しかし、日本にはそういう伝統がなかったので西洋文化が導入された時期のヌードは、公序良俗に反しているものとして非難されました。
現在ではヌードを問題にすることはないように思いがちです。ところが、10年ほど前のことですが鷹野隆大による「裸体の自分と男性」を撮影した写真作品に陰部が写っていて不快だという声が多く寄せられ、まるで明治時代のように「わいせつ物の陳列にあたる」として、美術展の会期途中から下半身を隠して展示されたこともありました。鑑賞者は、それはヌードではなく生身の男性裸体像、すなわちネイキッドとして認識したからわいせつと感じたのでしょう。
見る人を不安な気持ちにさせる剥き出しの裸を表現する作品が現れ始めたのは近代以降です。神話的なヌードから生身の人間の裸に移行したのは、レアリスムの流行とも関係しています。
芸術作品として展示されていても不快に感じ、いまだに下半身を隠すこともある。非常に複雑な文化的反応なので簡単に言い表すことは出来ませんが、日本人が明治時代の「裸体恐怖」から本質は変わっていないというのは興味深い事実です。

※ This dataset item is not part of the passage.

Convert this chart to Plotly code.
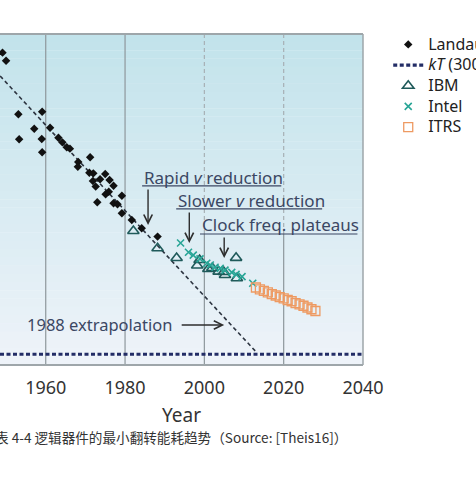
import plotly.graph_objects as go
import math

# ---------------- data (log10 of switching energy in J) ----------------
landauer_year = [1949.1, 1950.0, 1953.1, 1953.3, 1957.1, 1959.1, 1959.0, 1959.1, 1961.1, 1963.2,
                 1964.2, 1965.3, 1966.1, 1971.2, 1968.2, 1968.1, 1971.0, 1972.0, 1975.0, 1973.7,
                 1971.9, 1976.1, 1972.6, 1977.1, 1975.9, 1975.1, 1979.2, 1973.0, 1977.1, 1978.1,
                 1979.2, 1981.7, 1984.2, 1988.2]
landauer_log_energy = [-3.07, -3.53, -6.61, -8.04, -7.44, -6.46, -8.03, -8.79, -7.38, -7.95,
                       -8.22, -8.50, -8.58, -9.08, -9.35, -9.62, -9.96, -10.00, -10.04, -10.34,
                       -10.44, -10.38, -10.76, -10.71, -11.05, -11.20, -11.28, -11.66, -11.72, -11.77,
                       -12.29, -12.68, -13.15, -13.63]

ibm_year = [1982.1, 1988.2, 1993.0, 1998.8, 1998.2, 2001.0, 2002.0, 2003.6, 2004.9, 2005.2, 2008.0, 2008.2]
ibm_log_energy = [-13.31, -14.30, -14.86, -14.97, -15.29, -15.49, -15.43, -15.64, -15.66, -15.83, -14.85, -16.02]

intel_year = [1994.0, 1996.0, 1997.2, 1998.9, 2000.6, 2001.5, 2002.7, 2004.0, 2005.2, 2006.9, 2008.0, 2009.5, 2012.2]
intel_log_energy = [-14.00, -14.53, -14.69, -14.91, -15.16, -15.26, -15.39, -15.45, -15.55, -15.68, -15.80, -15.93, -16.31]

itrs_year = [2013, 2014, 2015, 2016, 2017, 2018, 2019, 2020, 2021, 2022, 2023, 2024, 2025, 2026, 2027, 2028]
itrs_log_energy = [-16.55, -16.66, -16.74, -16.83, -16.93, -17.01, -17.10, -17.17, -17.27, -17.34,
                   -17.45, -17.52, -17.60, -17.70, -17.80, -17.90]

extrap_year = [1948.5, 2013.3]
extrap_log_energy = [-4.41, -20.31]

kT_energy_J = 4.14e-21

x_range = [1948.47, 2040]
y_range = [-21, -2]
x_ticks = [1960, 1980, 2000, 2020, 2040]

legend_names = ["Landauer 1988", "<i>kT</i> (300 K)", "IBM", "Intel", "ITRS"]

# ---------------- figure ----------------
TXT = "#3b4763"
FONT = "Noto Sans"
kT_log = math.log10(kT_energy_J)


def big(s):
    return '<span style="font-size:16px">' + s + '</span>'


fig = go.Figure()

fig.add_trace(go.Scatter(x=extrap_year, y=extrap_log_energy, mode="lines",
                         line=dict(color="#2c3440", width=1.6, dash="4px,3px"),
                         showlegend=False, hoverinfo="skip"))
fig.add_trace(go.Scatter(x=x_range, y=[kT_log, kT_log], mode="lines", name=big(legend_names[1]),
                         line=dict(color="#232d66", width=3.2, dash="4px,2.5px"), legendrank=2))
fig.add_trace(go.Scatter(x=landauer_year, y=landauer_log_energy, mode="markers", name=big(legend_names[0]),
                         marker=dict(symbol="diamond", size=6.5, color="#111111"), legendrank=1))
fig.add_trace(go.Scatter(x=ibm_year, y=ibm_log_energy, mode="markers", name=big(legend_names[2]),
                         marker=dict(symbol="triangle-up-open", size=10, color="#1f5a5a",
                                     line=dict(width=1.6)), legendrank=3))
fig.add_trace(go.Scatter(x=intel_year, y=intel_log_energy, mode="markers", name=big(legend_names[3]),
                         marker=dict(symbol="x-thin-open", size=7, color="#28a596",
                                     line=dict(width=1.6, color="#28a596")), legendrank=4))
fig.add_trace(go.Scatter(x=itrs_year, y=itrs_log_energy, mode="markers", name=big(legend_names[4]),
                         marker=dict(symbol="square-open", size=9, color="#ee9a62",
                                     line=dict(width=1.3)), legendrank=5))

shapes = []
# gradient background
top = (194, 227, 235)
bot = (238, 243, 249)
n = 40
for i in range(n):
    t = i / (n - 1)
    c = tuple(round(top[k] + (bot[k] - top[k]) * t) for k in range(3))
    shapes.append(dict(type="rect", xref="paper", yref="paper", x0=0, x1=1,
                       y0=1 - (i + 1) / n, y1=1 - i / n + 0.001, layer="below",
                       line=dict(width=0), fillcolor="rgb(%d,%d,%d)" % c))
# grid lines
grid_col = "#8e979c"
for yr in [1960, 1980]:
    shapes.append(dict(type="line", xref="x", yref="paper", x0=yr, x1=yr, y0=0, y1=1,
                       layer="below", line=dict(color=grid_col, width=1.2)))
split_y = -13.48
for yr in [2000, 2020]:
    shapes.append(dict(type="line", xref="x", yref="y", x0=yr, x1=yr, y0=y_range[0], y1=split_y,
                       layer="below", line=dict(color=grid_col, width=1.2)))
    shapes.append(dict(type="line", xref="x", yref="y", x0=yr, x1=yr, y0=split_y, y1=y_range[1],
                       layer="below", line=dict(color="#a7b0b5", width=1.2, dash="4px,3px")))
# frame (top, right, bottom)
frame_col = "#9ea6aa"
shapes.append(dict(type="line", xref="paper", yref="paper", x0=0, x1=1, y0=1, y1=1,
                   line=dict(color=frame_col, width=2)))
shapes.append(dict(type="line", xref="paper", yref="paper", x0=1, x1=1, y0=0, y1=1,
                   line=dict(color=frame_col, width=1.5)))
shapes.append(dict(type="line", xref="paper", yref="paper", x0=0, x1=1, y0=0, y1=0,
                   line=dict(color=frame_col, width=2)))
# underlines of the labels
for x0, x1, yy in [(1984.3, 2019.4, -10.72), (1992.9, 2029.7, -12.04), (1998.9, 2038.6, -13.48)]:
    shapes.append(dict(type="line", xref="x", yref="y", x0=x0, x1=x1, y0=yy, y1=yy,
                       line=dict(color=TXT, width=1.1)))

annotations = []
for txt, x, y in [("Rapid <i>v</i> reduction", 1984.3, -10.21),
                  ("Slower <i>v</i> reduction", 1992.9, -11.53),
                  ("Clock freq. plateaus", 1998.9, -12.91)]:
    annotations.append(dict(text=txt, x=x, y=y, xref="x", yref="y", xanchor="left", yanchor="middle",
                            showarrow=False, font=dict(family=FONT, size=17, color=TXT)))
annotations.append(dict(text="1988 extrapolation", x=1992.4, y=-18.70, xref="x", yref="y",
                        xanchor="right", yanchor="middle", showarrow=False,
                        font=dict(family=FONT, size=16.5, color=TXT)))
for x, y, ax, ay in [(1985.8, -12.96, 0, -37), (1996.2, -14.0, 0, -32), (2005.0, -14.86, 0, -22),
                     (2005.0, -18.70, -44, 0)]:
    annotations.append(dict(text="", x=x, y=y, xref="x", yref="y", ax=ax, ay=ay, showarrow=True,
                            arrowhead=5, arrowsize=1.2, arrowwidth=1.4, arrowcolor="#2e2e2e"))
annotations.append(dict(text="表 4-4 逻辑器件的最小翻转能耗趋势（Source: [Theis16]）",
                        x=-7 / 363, y=-0.2175, xref="paper", yref="paper", xanchor="left",
                        yanchor="middle", showarrow=False,
                        font=dict(family="Noto Sans CJK SC", size=13.6, color="#333333")))

fig.update_layout(
    width=476, height=477, autosize=False,
    margin=dict(l=0, r=113, t=34, b=112, pad=0, autoexpand=False),
    paper_bgcolor="white", plot_bgcolor="white",
    shapes=shapes, annotations=annotations,
    showlegend=True,
    legend=dict(x=1.0695, y=1.015, xanchor="left", yanchor="top", bgcolor="rgba(0,0,0,0)",
                font=dict(family=FONT, size=13.6, color="#222222"), itemwidth=30,
                traceorder="normal"),
    font=dict(family=FONT),
)
fig.update_xaxes(range=x_range, tickvals=x_ticks, showgrid=False, zeroline=False, showline=False,
                 ticks="", ticklabelstandoff=10,
                 tickfont=dict(family=FONT, size=18, color="#333333"),
                 title=dict(text="Year", font=dict(family=FONT, size=19, color="#333333"), standoff=10))
fig.update_yaxes(range=y_range, showgrid=False, zeroline=False, showline=False,
                 showticklabels=False, ticks="")

fig.write_html("out.html", config={"displayModeBar": False},
               post_script="document.body.style.margin='0';document.body.style.overflow='hidden';")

ジャン・ロレンツォ・ベルニーニ《アポロとダフネ》(1622-25年) 撮影/上野真弓
――では、近代以前の裸婦を描いた作品にはエロティックな視線は入っていなかったということでしょうか?
それはそうとも言い切れません。なかにはわざわざエロティックなヌードに仕上げているものもあります。例えばバロックの巨匠ジャン・ロレンツォ・ベルニーニの《アポロとダフネ》を見ると、神話主題でありながら明らかエロティックな表現を試みています。宮廷の寝室や浴室などにエロティックな作品を飾りたいと考える国王や貴族もいたので、神話主題を選ぶことで、この作品は不道徳ではないと説明可能な隠れ蓑になっていたのです。